日本の某太極拳の先生に話したら、「あなたは太極拳を始めたばかりだから、よく見えたんじゃないの?」
「見る目がなかったのよ」「老人でしょ・・・」と散々なことを言われてしまいました。
話すんじゃなかった。話してしまった私が迂闊でした。
あくまで、私の見る目がけなされたのであり、‘師父’がけなされた訳ではないと思いたいです。

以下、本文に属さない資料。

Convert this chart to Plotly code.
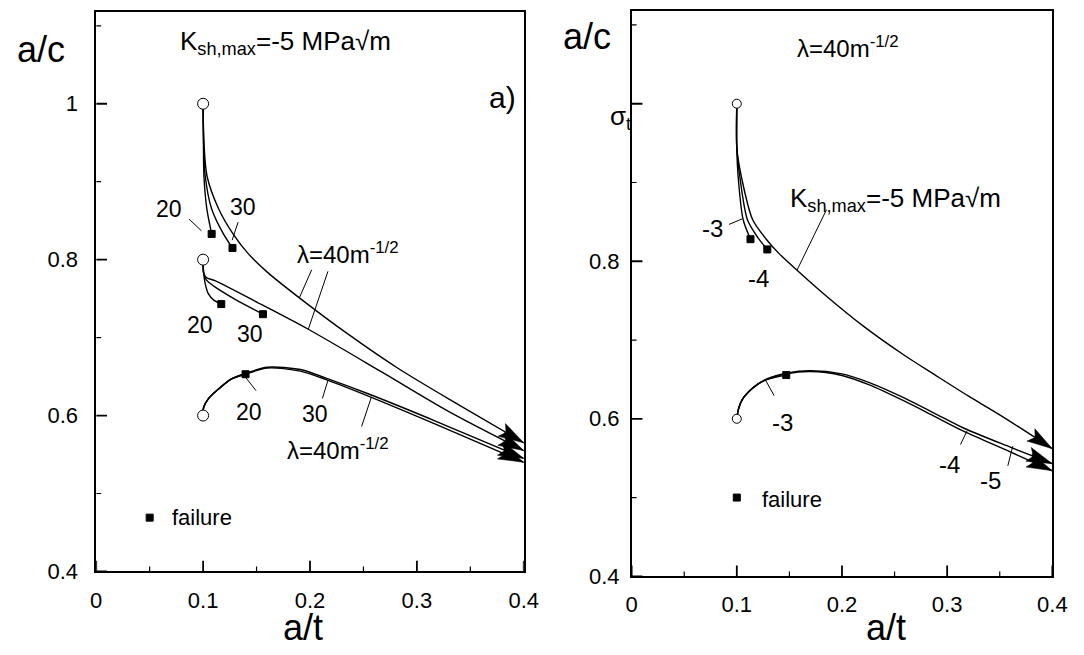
import math
import plotly.graph_objects as go

W, H = 1084, 655

# ---------------- data: left panel (a/t vs a/c), lambda series ----------------
LT20_x = [0.100, 0.1003, 0.1008, 0.1035, 0.108]
LT20_y = [1.000, 0.950, 0.907, 0.865, 0.833]
LT30_x = [0.100, 0.1005, 0.102, 0.108, 0.119, 0.1275]
LT30_y = [1.000, 0.950, 0.907, 0.865, 0.833, 0.815]
LT40_x = [0.100, 0.1008, 0.1037, 0.1146, 0.128, 0.142, 0.160, 0.191, 0.235, 0.283, 0.340, 0.400]
LT40_y = [1.000, 0.950, 0.907, 0.865, 0.833, 0.808, 0.784, 0.750, 0.705, 0.660, 0.613, 0.565]

LM20_x = [0.100, 0.1005, 0.102, 0.105, 0.110, 0.117]
LM20_y = [0.800, 0.783, 0.769, 0.756, 0.748, 0.743]
LM30_x = [0.100, 0.1005, 0.103, 0.110, 0.130, 0.156]
LM30_y = [0.800, 0.783, 0.774, 0.766, 0.749, 0.730]
LM40_x = [0.100, 0.1005, 0.103, 0.111, 0.151, 0.198, 0.267, 0.330, 0.400]
LM40_y = [0.800, 0.783, 0.777, 0.773, 0.745, 0.711, 0.656, 0.605, 0.555]

LB20_x = [0.100, 0.1006, 0.1052, 0.1144, 0.1266, 0.1397]
LB20_y = [0.600, 0.611, 0.622, 0.634, 0.647, 0.653]
LB30_x = [0.100, 0.1006, 0.1052, 0.1144, 0.1266, 0.1397, 0.160, 0.191, 0.215, 0.258, 0.319, 0.400]
LB30_y = [0.600, 0.611, 0.622, 0.634, 0.647, 0.654, 0.662, 0.659, 0.648, 0.626, 0.592, 0.545]
LB40_x = [0.100, 0.1006, 0.1052, 0.1144, 0.1266, 0.1397, 0.160, 0.191, 0.215, 0.258, 0.319, 0.400]
LB40_y = [0.600, 0.611, 0.622, 0.634, 0.647, 0.653, 0.661, 0.657, 0.646, 0.623, 0.588, 0.540]

L_start_x = [0.1, 0.1, 0.1]
L_start_y = [1.0, 0.8, 0.6]
L_legend_x = [0.05]
L_legend_y = [0.469]

# ---------------- data: right panel, K_sh,max series ----------------
RT3_x = [0.100, 0.100, 0.1013, 0.106, 0.113]
RT3_y = [1.000, 0.944, 0.907, 0.853, 0.828]
RT4_x = [0.100, 0.100, 0.1029, 0.110, 0.120, 0.129]
RT4_y = [1.000, 0.944, 0.907, 0.853, 0.830, 0.815]
RT5_x = [0.100, 0.100, 0.1044, 0.115, 0.128, 0.140, 0.157, 0.185, 0.220, 0.260, 0.288, 0.320, 0.350, 0.400]
RT5_y = [1.000, 0.944, 0.907, 0.853, 0.828, 0.810, 0.789, 0.756, 0.718, 0.680, 0.656, 0.629, 0.605, 0.562]

RB3_x = [0.100, 0.1015, 0.105, 0.111, 0.120, 0.129, 0.147]
RB3_y = [0.600, 0.612, 0.624, 0.634, 0.644, 0.650, 0.6555]
RB4_x = [0.100, 0.1015, 0.105, 0.111, 0.120, 0.129, 0.147, 0.170, 0.200, 0.226, 0.260, 0.288, 0.316, 0.360, 0.400]
RB4_y = [0.600, 0.612, 0.624, 0.634, 0.644, 0.651, 0.658, 0.661, 0.657, 0.646, 0.626, 0.607, 0.588, 0.564, 0.543]
RB5_x = [0.100, 0.1015, 0.105, 0.111, 0.120, 0.129, 0.147, 0.170, 0.200, 0.226, 0.260, 0.288, 0.316, 0.360, 0.400]
RB5_y = [0.600, 0.612, 0.624, 0.634, 0.644, 0.650, 0.657, 0.660, 0.655, 0.643, 0.622, 0.603, 0.584, 0.558, 0.534]

R_start_x = [0.1, 0.1]
R_start_y = [1.0, 0.6]
R_legend_x = [0.1]
R_legend_y = [0.5]

x_ticks = [0, 0.1, 0.2, 0.3, 0.4]
x_ticktext = ["0", "0.1", "0.2", "0.3", "0.4"]
x_minor = [0.05, 0.15, 0.25, 0.35]
y_ticks = [0.4, 0.6, 0.8, 1.0]
yL_ticktext = ["0.4", "0.6", "0.8", "1"]
yR_ticktext = ["0.4", "0.6", "0.8", ""]
y_minor = [0.5, 0.7, 0.9, 1.1]

# ---------------- layout geometry ----------------
XR = [0, 0.4]
YR = [0.4, 1.118]
L_px = (92, 528, 12, 583)     # left, right, top, bottom
R_px = (638, 1067, 11, 588)

FONT = "Liberation Sans, Arial, sans-serif"
fig = go.Figure()


def scale(px):
    l, r, t, b = px
    return (r - l) / (XR[1] - XR[0]), (b - t) / (YR[1] - YR[0])


def curve(x, y, xa, ya):
    fig.add_trace(go.Scatter(x=x, y=y, mode="lines", xaxis=xa, yaxis=ya,
                             line=dict(color="black", width=1.4, shape="spline", smoothing=0.8),
                             hoverinfo="skip", showlegend=False))


def arrow(x, y, xa, ya, px, length=26, half=7.5, notch=5):
    kx, ky = scale(px)
    X1, Y1 = x[-1] * kx, y[-1] * ky
    X0, Y0 = x[-2] * kx, y[-2] * ky
    d = math.hypot(X1 - X0, Y1 - Y0)
    ux, uy = (X1 - X0) / d, (Y1 - Y0) / d
    nx, ny = -uy, ux
    pts = [(X1, Y1),
           (X1 - length * ux + half * nx, Y1 - length * uy + half * ny),
           (X1 - (length - notch) * ux, Y1 - (length - notch) * uy),
           (X1 - length * ux - half * nx, Y1 - length * uy - half * ny),
           (X1, Y1)]
    fig.add_trace(go.Scatter(x=[p[0] / kx for p in pts], y=[p[1] / ky for p in pts],
                             mode="lines", fill="toself", fillcolor="black",
                             line=dict(color="black", width=0.5), xaxis=xa, yaxis=ya,
                             hoverinfo="skip", showlegend=False))


def markers(x, y, xa, ya, symbol, size, fill):
    fig.add_trace(go.Scatter(x=x, y=y, mode="markers", xaxis=xa, yaxis=ya,
                             marker=dict(symbol=symbol, size=size, color=fill,
                                         line=dict(color="black", width=1)),
                             hoverinfo="skip", showlegend=False, cliponaxis=False))


def tick_marks(xa, ya, px):
    """Inside tick marks along the bottom and left axes, drawn as line traces."""
    kx, ky = scale(px)
    for xv, yv, ln, wd in [(x_ticks, y_ticks, 11, 1.8), (x_minor, y_minor, 5, 1.2)]:
        tx, ty = [], []
        for v in xv:
            tx += [v, v, None]
            ty += [YR[0], YR[0] + ln / ky, None]
        for v in yv:
            tx += [XR[0], XR[0] + ln / kx, None]
            ty += [v, v, None]
        fig.add_trace(go.Scatter(x=tx, y=ty, mode="lines", xaxis=xa, yaxis=ya,
                                 line=dict(color="black", width=wd),
                                 hoverinfo="skip", showlegend=False))


tick_marks("x", "y", L_px)
tick_marks("x2", "y2", R_px)

# left panel curves
for cx, cy in [(LT20_x, LT20_y), (LT30_x, LT30_y), (LT40_x, LT40_y),
               (LM20_x, LM20_y), (LM30_x, LM30_y), (LM40_x, LM40_y),
               (LB20_x, LB20_y), (LB30_x, LB30_y), (LB40_x, LB40_y)]:
    curve(cx, cy, "x", "y")
for cx, cy in [(LT40_x, LT40_y), (LM40_x, LM40_y), (LB30_x, LB30_y), (LB40_x, LB40_y)]:
    arrow(cx, cy, "x", "y", L_px)
markers([c[-1] for c in (LT20_x, LT30_x, LM20_x, LM30_x, LB20_x)] + L_legend_x,
        [c[-1] for c in (LT20_y, LT30_y, LM20_y, LM30_y, LB20_y)] + L_legend_y,
        "x", "y", "square", 7, "black")
markers(L_start_x, L_start_y, "x", "y", "circle", 11, "white")

# right panel curves
for cx, cy in [(RT3_x, RT3_y), (RT4_x, RT4_y), (RT5_x, RT5_y),
               (RB3_x, RB3_y), (RB4_x, RB4_y), (RB5_x, RB5_y)]:
    curve(cx, cy, "x2", "y2")
for cx, cy in [(RT5_x, RT5_y), (RB4_x, RB4_y), (RB5_x, RB5_y)]:
    arrow(cx, cy, "x2", "y2", R_px)
markers([c[-1] for c in (RT3_x, RT4_x, RB3_x)] + R_legend_x,
        [c[-1] for c in (RT3_y, RT4_y, RB3_y)] + R_legend_y,
        "x2", "y2", "square", 7, "black")
markers(R_start_x, R_start_y, "x2", "y2", "circle", 9, "white")

# ---------------- annotations and leader lines ----------------
ann = []
shapes = []


def text(s, x, y, xref, yref, size=24, xanchor="center", yanchor="middle"):
    ann.append(dict(text=s, x=x, y=y, xref=xref, yref=yref, xanchor=xanchor, yanchor=yanchor,
                    showarrow=False, font=dict(family=FONT, size=size, color="black")))


def lead(x0, y0, x1, y1, xref, yref):
    shapes.append(dict(type="line", x0=x0, y0=y0, x1=x1, y1=y1, xref=xref, yref=yref,
                       line=dict(color="black", width=1)))


LAM = "λ=40m<sup>-1/2</sup>"
KSH = "K<sub>sh,max</sub>=-5 MPa√m"

# left
text("a/c", 36 / W, 1 - 50 / H, "paper", "paper", size=36)
text("a/t", 303 / W, 1 - 640 / H, "paper", "paper", size=36)
text(KSH, 0.0761, 1.079, "x", "y", size=26, xanchor="left")
text("a)", 0.3945, 1.0075, "x", "y", size=30, xanchor="right")
text("20", 0.068, 0.865, "x", "y", size=23)
lead(0.0869, 0.852, 0.0984, 0.837, "x", "y")
text("30", 0.137, 0.868, "x", "y", size=23)
lead(0.1327, 0.848, 0.1272, 0.825, "x", "y")
text(LAM, 0.186, 0.809, "x", "y", size=24, xanchor="left")
lead(0.2016, 0.787, 0.190, 0.751, "x", "y")
lead(0.2168, 0.785, 0.1985, 0.711, "x", "y")
text("20", 0.0968, 0.716, "x", "y", size=23)
text("30", 0.144, 0.704, "x", "y", size=23)
text("20", 0.143, 0.605, "x", "y", size=23)
lead(0.1495, 0.632, 0.1397, 0.649, "x", "y")
text("30", 0.2046, 0.602, "x", "y", size=23)
lead(0.2116, 0.622, 0.2168, 0.645, "x", "y")
text(LAM, 0.177, 0.557, "x", "y", size=24, xanchor="left")
lead(0.2483, 0.586, 0.2575, 0.624, "x", "y")
text("failure", 0.0688, 0.469, "x", "y", size=22, xanchor="left")

# right
text("a/c", 592 / W, 1 - 37 / H, "paper", "paper", size=36)
text("a/t", 897 / W, 1 - 640 / H, "paper", "paper", size=36)
text(LAM, 0.1557, 1.072, "x2", "y2", size=24, xanchor="left")
text("σ<sub>t</sub>", 614 / W, 1 - 120 / H, "paper", "paper", size=26, xanchor="left")
text(KSH, 0.1483, 0.8783, "x2", "y2", size=26, xanchor="left")
lead(0.1853, 0.8655, 0.1573, 0.7889, "x2", "y2")
text("-3", 0.0765, 0.8416, "x2", "y2", size=24)
lead(0.0926, 0.8468, 0.1051, 0.8538, "x2", "y2")
text("-4", 0.1203, 0.7776, "x2", "y2", size=24)
text("-3", 0.1436, 0.595, "x2", "y2", size=24)
lead(0.1355, 0.6294, 0.1277, 0.6481, "x2", "y2")
text("-4", 0.3026, 0.5416, "x2", "y2", size=24)
lead(0.3127, 0.5673, 0.3189, 0.5847, "x2", "y2")
text("-5", 0.3413, 0.5217, "x2", "y2", size=24)
lead(0.3577, 0.5404, 0.3624, 0.5652, "x2", "y2")
text("failure", 0.1221, 0.497, "x2", "y2", size=22, xanchor="left")


def xaxis(px, anchor):
    l, r, t, b = px
    return dict(domain=[l / W, r / W], range=XR, anchor=anchor, showgrid=False, zeroline=False,
                showline=True, mirror=True, linecolor="black", linewidth=1.5, ticks="",
                tickvals=x_ticks, ticktext=x_ticktext, ticklabelstandoff=8,
                tickfont=dict(family=FONT, size=22, color="black"))


def yaxis(px, anchor, ticktext, standoff):
    l, r, t, b = px
    return dict(domain=[1 - b / H, 1 - t / H], range=YR, anchor=anchor, showgrid=False, zeroline=False,
                showline=True, mirror=True, linecolor="black", linewidth=1.5, ticks="",
                tickvals=y_ticks, ticktext=ticktext, ticklabelstandoff=standoff,
                tickfont=dict(family=FONT, size=22, color="black"))


fig.update_layout(
    width=W, height=H, margin=dict(l=0, r=0, t=0, b=0),
    paper_bgcolor="white", plot_bgcolor="white", showlegend=False,
    xaxis=xaxis(L_px, "y"), yaxis=yaxis(L_px, "x", yL_ticktext, 12),
    xaxis2=xaxis(R_px, "y2"), yaxis2=yaxis(R_px, "x2", yR_ticktext, 6),
    annotations=ann, shapes=shapes,
)

fig.write_html("out.html", config={"displayModeBar": False},
               post_script="document.body.style.margin='0';document.body.style.padding='0';")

‘師父’に会えた嬉しさのあまり軽率に話した私がバカでした。

5年経った今見ても、‘師父’の太極拳は私が見て‘強い’です。
私など50年経っても‘師父’のようにはなれないだろうと思っていますし、
何年たっても‘師父’を超えることは出来そうにありません。
私の見る目と、日本の某先生の見る目は価値観において決定的に違うのです。
このことに、そのころの私はまだ気づかずにいたのでした・・・
・・・とはいえ、そんな日本の先生のもと、私は太極拳を始めたのでした。
私の太極拳が今あるのは、お世話になった先生方あってのことです。あとは好みの問題。
こればかりは如何ともし難い。そして、現在もジレンマとの戦いの日々なのである。
私は、初めに(自己紹介等)書いてあるように太極拳に対しての考え方や、
始めたきっかけが中国の古典によるものだけに、心ははじめから中国に向かっていたのです。

一方、‘師父’は、まさかここで50年ひとりで太極拳を日課としてきて、まさか日本人が慕って
やって来るなんて想像もしなかったに違いありません。
人生、何が起こるかわからない。